Les ordinateurs de vote utilisés en Californie pris en défaut

Des chercheurs missionnés par la secrétaire d'état de Californie pour évaluer la sécurité des ordinateurs de vote utilisés dans cet état ont montré qu'elles souffraient toutes de graves défauts permettant la fraude. Ce qui permet à The Register de dire qu'elles ont plus de trous qu'un fromage suisse, et au Monde Informatique qu'elles ont été perforées. Les machines étudiées sont fabriquées par Sequoia Voting Systems, Hart Intercivic et Diebold Elections Systems. Le seul fabriquant à avoir échappé à cette évaluation est Election Systems & Software (ES&S), connu en France pour ses machines iVotronic, tout simplement parce qu'ils ont refusé de coopérer.

Au menu des différentes machines : possibilité de réécrire le firmware (micro-code de démarrage), possibilité de contourner les verrous physiques simplement en dévissant quelques vis, pénétration et contrôle du logiciel en prenant la main sur l'OS Windows utilisé (y compris installation d'un périphérique sans fil non détecté par le journal interne de la machine), pénétration possible via un compte non déclaré. Les chercheurs ont estimé qu'ils auraient trouvé encore plus de défauts si les fabricants n'avaient pas traîné des pieds pour remettre les informations et autres éléments demandés pour l'étude, mais ils concluent que leurs tests sont reproductibles et démontrent la vulnérabilité à la fraude de toutes les machines testées.

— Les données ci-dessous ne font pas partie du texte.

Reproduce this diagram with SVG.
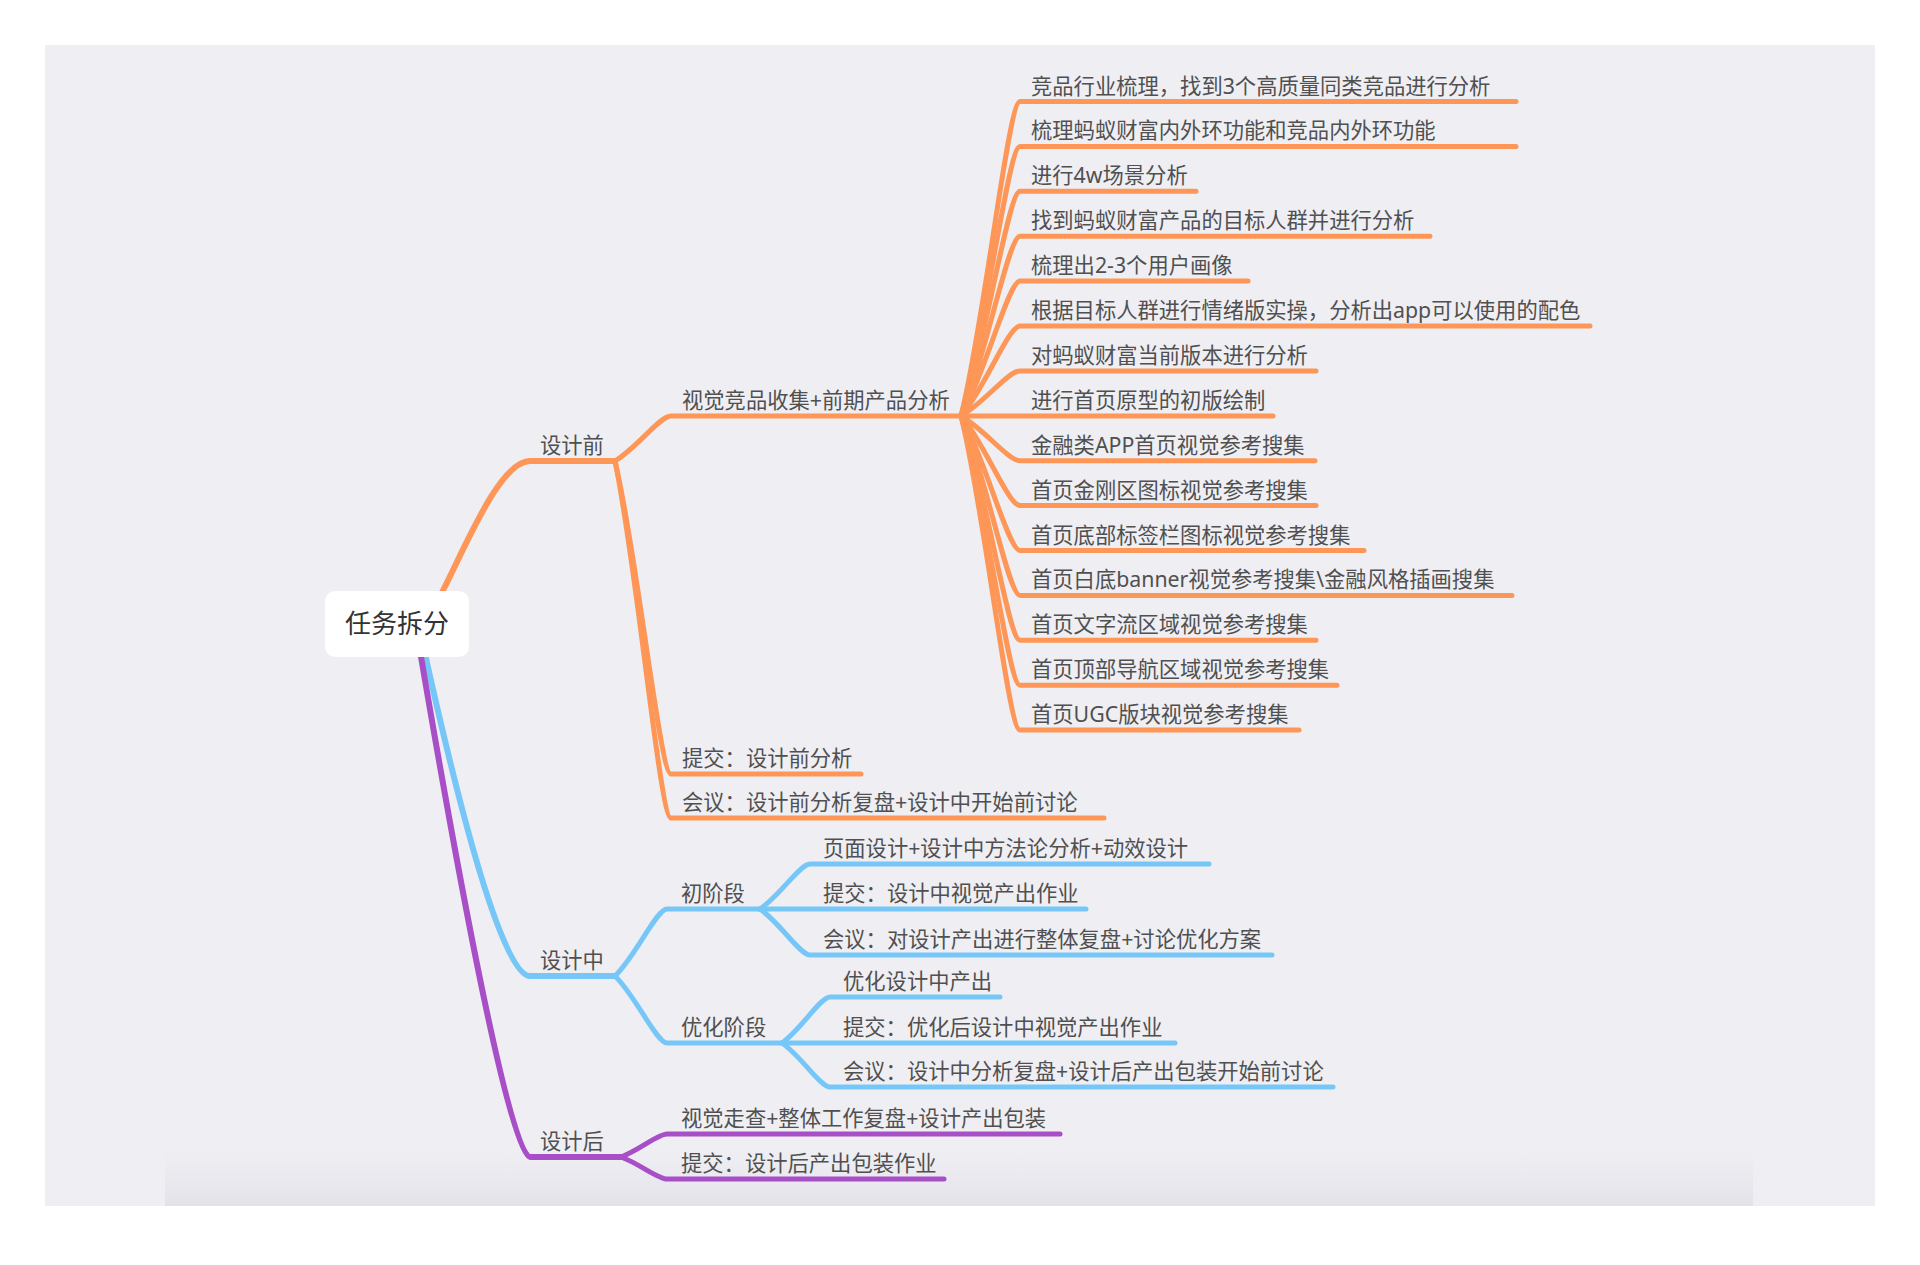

Les fabricants ne sont évidemment pas de cet avis et arguent que les conditions de test ne sont pas "réalistes" car conduits par des experts en sécurité dans un laboratoire, et non par de simples citoyens dans un bureau de vote lors d'un scrutin. On s'amusera devant cette ligne de défense, comme si un fraudeur déterminé à truander un scrutin allait se préparer à la petite semaine et planter benoîtement une clé USB vérolée devant tout le monde le jour du scrutin. Encore que, ah si, c'est possible ! Je rappellerai à toutes fins utiles qu'il a suffit d'un mois à des hollandais, sans aucune connaissance préalable de la machine, pour montrer comment pirater une machine Nedap.

Tout comme la Hollande s'est finalement résolu à le faire avec les modèles SDU NewVote (après un joli scandale), il n'est pas impossible que la Californie retire leur agrément à ces machines.

Il est toutefois important de noter que si ces études démontrent effectivement ce que tout le monde est en droit de soupçonner (la faillibilité et l'opacité tant de ces machines que de leurs fabricants), elles se limitent à un débat technique qui peut dégénérer dans une course aux armements sans fin (je démontre une faille, le fabricant sort une rustine et on recommence jusqu'à la faille suivante). Pour reprendre les propres termes de Pierre Muller, président d'Ordinateurs de vote, il ne faut pas que ces débats techniques escamotent la question essentielle, à savoir garantir un processus électoral observable et compréhensible par n'importe qui.

Plus près de chez nous, on peut déjà observer qu'on a beau lui mettre sous le nez des éléments plus que troublants (non conformité donc illégalité des machines, opérations suspectes, scellés non authentifiés, etc.) et jetant la suspicion sur une élection, le Conseil Constitutionnel ne s'en émeut pas plus que ça. Tout ceci me fait penser à cette image des trois singes : loin des débats techniques, le Maire est aveugle, le Sage est sourd et le Ministre est muet.